# Happy New Year!



## Erestor Arcamen (Dec 31, 2020)

On behalf of the rest of the TTF staff, I wanted to wish everyone a Merry Christmas, Happy Holidays and Happy New Year! 



2020's been tough but we made it. We hope everyone is having a blessed and safe holiday season and can't wait to see what 2021 brings!

So I thought this would be an appropriate time to get some feedback from our members. Obviously we've made some changes to the site in the last few years with the new themes, adding the chatbox and the Wiki on its way. I wanted to see if members had any ideas or suggestions for what you'd like to see on TTF. I am in the process of creating a dedicated forum section for gaming so that's on its way. What else would you like to see? Any suggestions for the staff? Let us know, it's our members that make this site great and we appreciate every one of you!

Thanks,
EA


----------



## Licky Linguist (Dec 31, 2020)




----------



## Squint-eyed Southerner (Dec 31, 2020)




----------



## Squint-eyed Southerner (Dec 31, 2020)

Alice mentioned on another thread that New Year's is the big family holiday in Russia. It's midnight there now, so she's busy exchanging presents, but she wanted to wish everyone a Happy New Year.

Soon, everyone watches Putin on TV, then stands up and sings the National Anthem. You can join in, if you like:





She's gonna kill me, but I have to say I kinda like this one! 😂





Happy New Year, tovaritschi!


----------



## grendel (Dec 31, 2020)

Happy New Year to you all, be you Quendi or Atani!!!


----------



## Squint-eyed Southerner (Jan 4, 2021)




----------



## Olorgando (Jan 4, 2021)

grendel said:


> Happy New Year to you all, be you Quendi or Atani!!!

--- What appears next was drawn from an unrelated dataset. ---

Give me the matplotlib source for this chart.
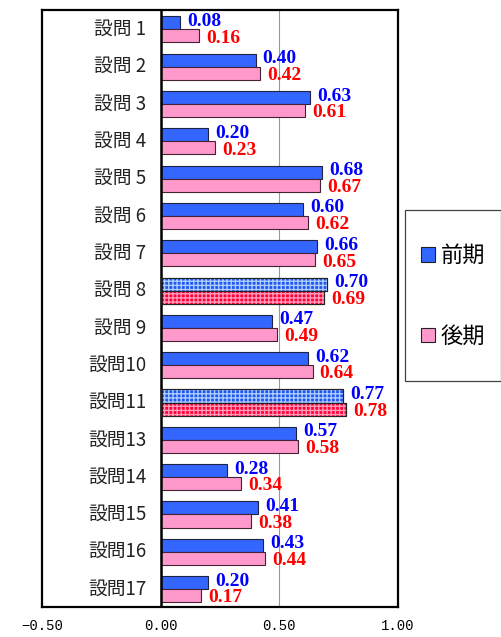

Hey, what about (disguised) Hobbits?!?


----------



## grendel (Jan 5, 2021)

Olorgando said:


> Hey, what about (disguised) Hobbits?!?


Pardon my oversight! Happy New Year of course to the Bagginses and Boffins, Tooks and Brandybucks, Grubbs, Chubbs, Burrowses, Bracegirdles, Brockhouses, Goodbodies, Hornblowers and Proudfoots, and all the other residents of the Shire! And the Dwarves too.


----------



## Squint-eyed Southerner (Jan 5, 2021)

ProudFEET!


----------